▸ **SHORT PROBLEM**: Only the lines between the line holding "Output the Python" and the line holding "from bokeh.resources import INLINE", both of those included, should be copied exactly; drop the pictures.

▸ **MATERIAL SHOWN**:
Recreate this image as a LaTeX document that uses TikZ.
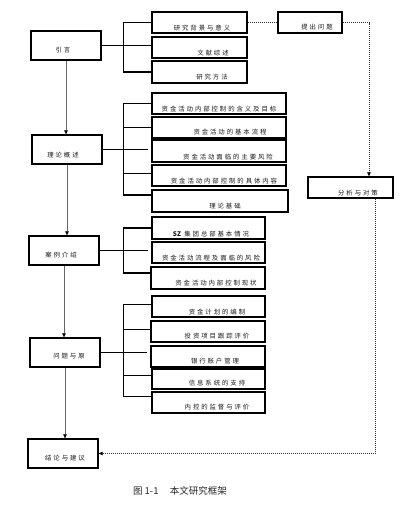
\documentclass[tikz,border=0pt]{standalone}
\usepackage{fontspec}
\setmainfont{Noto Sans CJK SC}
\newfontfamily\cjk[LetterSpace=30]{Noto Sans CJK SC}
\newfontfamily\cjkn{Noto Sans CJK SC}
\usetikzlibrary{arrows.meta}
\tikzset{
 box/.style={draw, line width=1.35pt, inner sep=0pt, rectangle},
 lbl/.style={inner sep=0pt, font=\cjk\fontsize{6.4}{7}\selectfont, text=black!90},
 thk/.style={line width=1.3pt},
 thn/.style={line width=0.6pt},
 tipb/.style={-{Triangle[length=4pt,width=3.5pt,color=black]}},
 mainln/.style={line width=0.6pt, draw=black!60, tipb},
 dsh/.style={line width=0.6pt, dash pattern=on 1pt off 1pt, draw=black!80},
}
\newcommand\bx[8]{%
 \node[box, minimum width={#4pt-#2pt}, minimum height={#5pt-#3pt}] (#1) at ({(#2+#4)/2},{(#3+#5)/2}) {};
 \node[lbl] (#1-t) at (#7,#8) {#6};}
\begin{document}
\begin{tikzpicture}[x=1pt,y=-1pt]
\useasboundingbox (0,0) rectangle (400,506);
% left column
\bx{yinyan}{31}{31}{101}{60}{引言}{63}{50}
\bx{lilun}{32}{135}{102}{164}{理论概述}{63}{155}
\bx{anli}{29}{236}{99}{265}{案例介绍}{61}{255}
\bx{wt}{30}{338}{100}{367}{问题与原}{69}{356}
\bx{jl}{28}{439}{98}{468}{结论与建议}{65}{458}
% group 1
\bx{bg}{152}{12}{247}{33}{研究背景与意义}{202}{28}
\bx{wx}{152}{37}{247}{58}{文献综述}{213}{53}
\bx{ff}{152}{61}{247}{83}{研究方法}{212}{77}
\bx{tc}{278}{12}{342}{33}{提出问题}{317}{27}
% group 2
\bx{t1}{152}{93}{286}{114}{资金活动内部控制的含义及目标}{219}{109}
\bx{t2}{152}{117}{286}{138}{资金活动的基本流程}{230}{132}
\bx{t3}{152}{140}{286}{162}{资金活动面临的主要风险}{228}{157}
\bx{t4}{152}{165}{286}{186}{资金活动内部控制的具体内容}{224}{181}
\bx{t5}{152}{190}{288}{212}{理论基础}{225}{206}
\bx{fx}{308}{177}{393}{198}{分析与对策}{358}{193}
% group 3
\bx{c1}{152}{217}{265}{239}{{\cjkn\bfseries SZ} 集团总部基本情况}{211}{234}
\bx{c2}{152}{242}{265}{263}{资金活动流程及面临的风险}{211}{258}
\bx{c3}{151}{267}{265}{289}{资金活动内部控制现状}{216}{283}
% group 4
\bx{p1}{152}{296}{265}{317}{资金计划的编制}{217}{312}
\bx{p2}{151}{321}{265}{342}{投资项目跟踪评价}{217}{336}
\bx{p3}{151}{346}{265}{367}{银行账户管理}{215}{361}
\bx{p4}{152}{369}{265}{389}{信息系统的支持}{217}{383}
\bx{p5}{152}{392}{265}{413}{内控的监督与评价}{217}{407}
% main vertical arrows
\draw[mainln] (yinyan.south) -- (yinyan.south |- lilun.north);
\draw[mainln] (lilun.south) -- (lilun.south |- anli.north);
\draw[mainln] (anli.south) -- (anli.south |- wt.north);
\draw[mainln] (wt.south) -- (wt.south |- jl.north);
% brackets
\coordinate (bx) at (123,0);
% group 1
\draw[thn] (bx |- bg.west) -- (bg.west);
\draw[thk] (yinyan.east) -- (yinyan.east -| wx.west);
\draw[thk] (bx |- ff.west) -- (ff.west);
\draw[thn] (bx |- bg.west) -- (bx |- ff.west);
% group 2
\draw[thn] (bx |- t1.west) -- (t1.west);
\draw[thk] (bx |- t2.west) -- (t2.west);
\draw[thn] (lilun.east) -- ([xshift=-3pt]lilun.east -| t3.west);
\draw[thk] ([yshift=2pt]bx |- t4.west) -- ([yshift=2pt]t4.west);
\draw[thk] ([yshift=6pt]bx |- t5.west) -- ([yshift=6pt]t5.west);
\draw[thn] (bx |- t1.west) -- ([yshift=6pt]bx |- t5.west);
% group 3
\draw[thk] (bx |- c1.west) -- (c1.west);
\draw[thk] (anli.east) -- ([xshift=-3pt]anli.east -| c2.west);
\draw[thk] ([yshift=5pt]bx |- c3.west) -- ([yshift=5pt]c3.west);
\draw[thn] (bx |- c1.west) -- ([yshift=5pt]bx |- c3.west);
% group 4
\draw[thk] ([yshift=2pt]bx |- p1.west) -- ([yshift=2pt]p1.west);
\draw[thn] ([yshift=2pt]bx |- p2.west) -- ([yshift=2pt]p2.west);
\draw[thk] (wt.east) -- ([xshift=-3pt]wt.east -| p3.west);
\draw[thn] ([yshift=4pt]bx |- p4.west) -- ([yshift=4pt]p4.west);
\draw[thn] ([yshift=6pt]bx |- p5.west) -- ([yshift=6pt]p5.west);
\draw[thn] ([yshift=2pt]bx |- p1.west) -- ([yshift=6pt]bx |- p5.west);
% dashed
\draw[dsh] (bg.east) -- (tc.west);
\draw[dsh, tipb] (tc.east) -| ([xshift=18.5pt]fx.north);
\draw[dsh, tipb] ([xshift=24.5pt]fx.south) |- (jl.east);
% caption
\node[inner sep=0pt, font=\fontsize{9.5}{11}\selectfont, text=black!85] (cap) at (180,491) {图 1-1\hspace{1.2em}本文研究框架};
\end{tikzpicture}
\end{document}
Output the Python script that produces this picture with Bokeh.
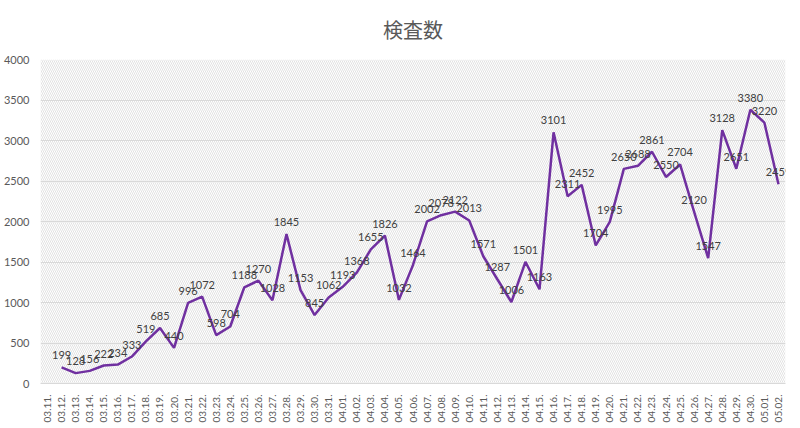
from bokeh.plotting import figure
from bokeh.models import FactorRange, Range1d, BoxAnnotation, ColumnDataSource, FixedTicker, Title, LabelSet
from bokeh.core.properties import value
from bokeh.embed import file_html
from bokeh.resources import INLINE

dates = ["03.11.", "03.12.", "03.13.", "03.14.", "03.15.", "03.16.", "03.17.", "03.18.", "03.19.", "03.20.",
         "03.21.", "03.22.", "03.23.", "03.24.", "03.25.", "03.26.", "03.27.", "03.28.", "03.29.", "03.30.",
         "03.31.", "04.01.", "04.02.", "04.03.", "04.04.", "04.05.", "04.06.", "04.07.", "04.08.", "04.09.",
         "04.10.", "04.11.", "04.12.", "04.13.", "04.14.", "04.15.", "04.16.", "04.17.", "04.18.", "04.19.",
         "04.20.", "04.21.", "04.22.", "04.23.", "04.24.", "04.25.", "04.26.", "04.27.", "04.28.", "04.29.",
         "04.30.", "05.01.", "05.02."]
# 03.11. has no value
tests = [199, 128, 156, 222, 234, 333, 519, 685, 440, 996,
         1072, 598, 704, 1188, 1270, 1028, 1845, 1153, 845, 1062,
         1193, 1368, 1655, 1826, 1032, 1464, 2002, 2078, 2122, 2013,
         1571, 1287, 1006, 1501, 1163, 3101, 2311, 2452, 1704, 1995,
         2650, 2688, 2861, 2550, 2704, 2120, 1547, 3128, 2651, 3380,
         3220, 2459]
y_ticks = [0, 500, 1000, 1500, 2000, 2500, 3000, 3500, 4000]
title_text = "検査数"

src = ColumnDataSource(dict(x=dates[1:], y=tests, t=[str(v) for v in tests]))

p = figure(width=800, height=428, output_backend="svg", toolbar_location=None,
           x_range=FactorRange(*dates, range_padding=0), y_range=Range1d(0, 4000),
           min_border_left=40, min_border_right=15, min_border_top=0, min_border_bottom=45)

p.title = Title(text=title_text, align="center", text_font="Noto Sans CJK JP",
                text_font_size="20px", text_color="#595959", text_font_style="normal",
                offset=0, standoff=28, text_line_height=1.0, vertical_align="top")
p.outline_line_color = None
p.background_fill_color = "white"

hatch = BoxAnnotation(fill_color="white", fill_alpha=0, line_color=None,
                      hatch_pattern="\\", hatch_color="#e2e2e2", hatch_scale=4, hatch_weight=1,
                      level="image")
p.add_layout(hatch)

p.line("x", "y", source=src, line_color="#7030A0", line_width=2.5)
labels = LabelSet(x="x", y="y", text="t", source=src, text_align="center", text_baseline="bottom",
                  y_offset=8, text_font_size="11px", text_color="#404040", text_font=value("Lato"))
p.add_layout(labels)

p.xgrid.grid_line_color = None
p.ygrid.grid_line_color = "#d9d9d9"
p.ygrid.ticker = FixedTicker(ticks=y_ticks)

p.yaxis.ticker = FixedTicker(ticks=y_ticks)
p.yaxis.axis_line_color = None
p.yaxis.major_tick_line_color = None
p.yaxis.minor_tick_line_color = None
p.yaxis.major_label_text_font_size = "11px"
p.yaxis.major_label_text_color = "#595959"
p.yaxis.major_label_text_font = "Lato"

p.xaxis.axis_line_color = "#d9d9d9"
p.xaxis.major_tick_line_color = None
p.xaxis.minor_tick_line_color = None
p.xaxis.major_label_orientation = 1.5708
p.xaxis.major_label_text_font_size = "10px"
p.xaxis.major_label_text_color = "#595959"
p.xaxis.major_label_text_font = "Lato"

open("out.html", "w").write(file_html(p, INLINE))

▸ **FULL ANSWER**:
Output the Python script that produces this picture with Bokeh.
from bokeh.plotting import figure
from bokeh.models import FactorRange, Range1d, BoxAnnotation, ColumnDataSource, FixedTicker, Title, LabelSet
from bokeh.core.properties import value
from bokeh.embed import file_html
from bokeh.resources import INLINE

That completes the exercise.